Princeton City Council

Princeton City Council member Brian Conger (left) was one of the community members Monday evening to offer feedback to the Princeton Tourism Commission as it pelops a proposal for how revenue from a city restaurant tax would be spent. The commission is set to meet again at noon Monday, March 18, at the tourist center at City Hall.

As the city's tourism commission continues to consider approaches for the use of revenue from a proposed restaurant tax, its members also continue to seek input from the community on the proposal and their ideas for the best use of funding.

Three of the commission's seven members were on hand for a public forum on the tax issue Monday evening -- the second of three listening sessions planned, said commission chair David Brown.

The proposal of a 3 percent restaurant tax, styled a "community development investment initiative," was first aired before the Princeton City Council in November, but council members declined to sponsor a tax ordinance at that time, citing a need for a concrete plan for the use of funds such a tax would generate.

Brown said Monday that the commission, as it develops such a plan, seeks "to be as open and honest with you, the people of Princeton, as we possibly can.

"We want you to know your opinion is valued and counted."

At the group's last forum, audience members received a list of 12 projects members had prioritized, narrowed from 57 original ideas and ranked on feasibility and tourism impacts.

Projects on the list range from promotion of summer festivals to upgrades at local parks, the development of walking and biking trails, the construction of a new Chamber of Commerce/tourism office, downtown restrooms and more.

The list remained unchanged Monday; Brown noted the commission had not met since that first forum. Now, Brown noted, the group is working to comply with a council request to refine the list into a more specific, business-plan-like format.

The commission, he said, is working to balance the plan with projects that would ensure the community received a full return from a restaurant tax, while also promoting the community to out-of-town visitors.

"We believe there's something for everybody," he said.

Those on hand for Monday's session weighed in with their own suggestions and recommendations.

Magistrate Jeff Simms noted a need to have funding to attract other lodging facilities, such as a name-brand hotel.

Oversight of the tax revenue is also an issue, he said, noting that the tourism commission, aside from having mayor-appointed members, only answers to the state.

"It's a huge factor as far as you all getting support," he said. "You don't answer to anybody -- the problem is, there's just another tax that we can't control."

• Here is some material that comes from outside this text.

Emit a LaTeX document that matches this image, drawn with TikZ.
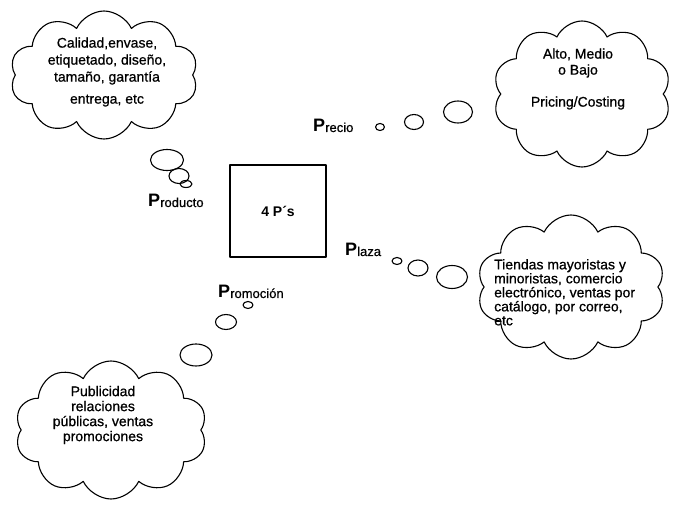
\documentclass[tikz,border=0pt]{standalone}
\usepackage{fontspec}
\setmainfont{Liberation Sans}[UprightFeatures={FakeBold=0.8}]
\usetikzlibrary{shapes.symbols,shapes.geometric}
\newcommand\Pmayor{{\fontsize{18}{18}\selectfont\bfseries P}}
\begin{document}
\begin{tikzpicture}[x=1pt,y=-1pt,line join=round,line cap=round,
		nube/.style={draw,line width=1.1pt,cloud,cloud puffs=10,cloud puff arc=130,cloud ignores aspect,inner sep=0pt},
		burbuja/.style={draw,line width=1.1pt,ellipse,inner sep=0pt},
		texto/.style={font=\fontsize{14}{16}\selectfont,align=center,inner sep=0pt},
		etiqueta/.style={font=\fontsize{13}{13}\selectfont,anchor=base west,inner sep=0pt}]
	\useasboundingbox (0,0) rectangle (673,505);
	% centro
	\node[draw,line width=1.1pt,minimum width=96,minimum height=92,font=\fontsize{14}{14}\selectfont\bfseries] (caja) at (278,211) {4 P´s};
	% nubes
	\node[nube,minimum width=188,minimum height=128] (nubeProducto) at (104,75) {};
	\node[nube,minimum width=178,minimum height=146] (nubePrecio) at (582,94) {};
	\node[nube,minimum width=188,minimum height=144] (nubePlaza) at (571,287) {};
	\node[nube,minimum width=192,minimum height=138] (nubePromocion) at (111,430) {};
	\node[texto,font=\fontsize{14}{17}\selectfont] (txtProducto) at (107,72)
		{Calidad,envase,\\etiquetado, diseño,\\tamaño, garantía\\[5pt]entrega, etc};
	\node[texto] (txtPrecio) at (578,79) {Alto, Medio\\o Bajo\\[16pt]Pricing/Costing};
	\node[texto,align=left,anchor=north west,font=\fontsize{14}{14}\selectfont] (txtPlaza) at (494,259)
		{Tiendas mayoristas y\\minoristas, comercio\\electrónico, ventas por\\catálogo, por correo,\\etc};
	\node[texto,font=\fontsize{14}{15}\selectfont] (txtPromocion) at (103,415)
		{Publicidad\\relaciones\\públicas, ventas\\promociones};
	% etiquetas
	\node[etiqueta] (lProducto) at (148,207) {\Pmayor roducto};
	\node[etiqueta] (lPrecio) at (313,132) {\Pmayor recio};
	\node[etiqueta] (lPlaza) at (345,256) {\Pmayor laza};
	\node[etiqueta] (lPromocion) at (218,298) {\Pmayor romoción};
	% burbujas
	\foreach \x/\y/\w/\h [count=\i] in {167/160/33/21,179/176/20/15,186/184/12/7}
		\node[burbuja,minimum width=\w,minimum height=\h] (bProd\i) at (\x,\y) {};
	\foreach \x/\y/\w/\h [count=\i] in {380/127/9/7,414/122/19/15,458/112/29/22}
		\node[burbuja,minimum width=\w,minimum height=\h] (bPrec\i) at (\x,\y) {};
	\foreach \x/\y/\w/\h [count=\i] in {397/261/10/7,418/268/20/16,452/277/31/23}
		\node[burbuja,minimum width=\w,minimum height=\h] (bPlaz\i) at (\x,\y) {};
	\foreach \x/\y/\w/\h [count=\i] in {248/305/10/7,226/322/21/15,196/355/32/22}
		\node[burbuja,minimum width=\w,minimum height=\h] (bProm\i) at (\x,\y) {};
\end{tikzpicture}
\end{document}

Simms also encouraged the commission to work together with other civic and non-profit groups in the community to make sure any plans or proposals developed do not conflict with other plans already in the works.

Local resident Kelly Crisp, who spearheaded multiple tourist-related initiatives during his tenure as a city council member, urged the tourist commission to pursue a longer-range, larger-scale proposal.

The list presented, he said, is "a recipe for failure.

"You've got to have a 10-year plan," he said. "Your first plan has to be a big one."

Brown encouraged anyone with ideas for what that should be to speak up.

Others in attendance suggested a more strategic approach.

Council member Brian Conger encouraged the commission to keep working, but said he felt the list presented "is just going to be too overwhelming."

Those on hand Monday also debated the idea of following other counties' lead and hiring a commissioner to oversee the use of any tax dollars generated.

Local resident Bonnie Nichols said that idea could drive away support from the community. "I think a lot of people are scared that the money from the tax is just going to go to a job," she said.

Brown noted that that was the chief complaint he had heard regarding the tax idea.

Commission member and Deputy City Clerk Jenny Clark offered a different perspective. "All of us are just volunteer," she said. "It's really hard to do large-scale projects on a volunteer basis."

Member Allee Coleman suggested that explaining that need and the responsibilities of such a role in advance would help others in the community understand.

Brown said the commission would keep working on its proposal, and currently anticipates being prepared to present a rough draft of the plan to the council within 30 to 60 days.

The commission's next regular meeting is set for noon Monday, March 18, at the tourist welcome center at City Hall. Meetings are open to the public.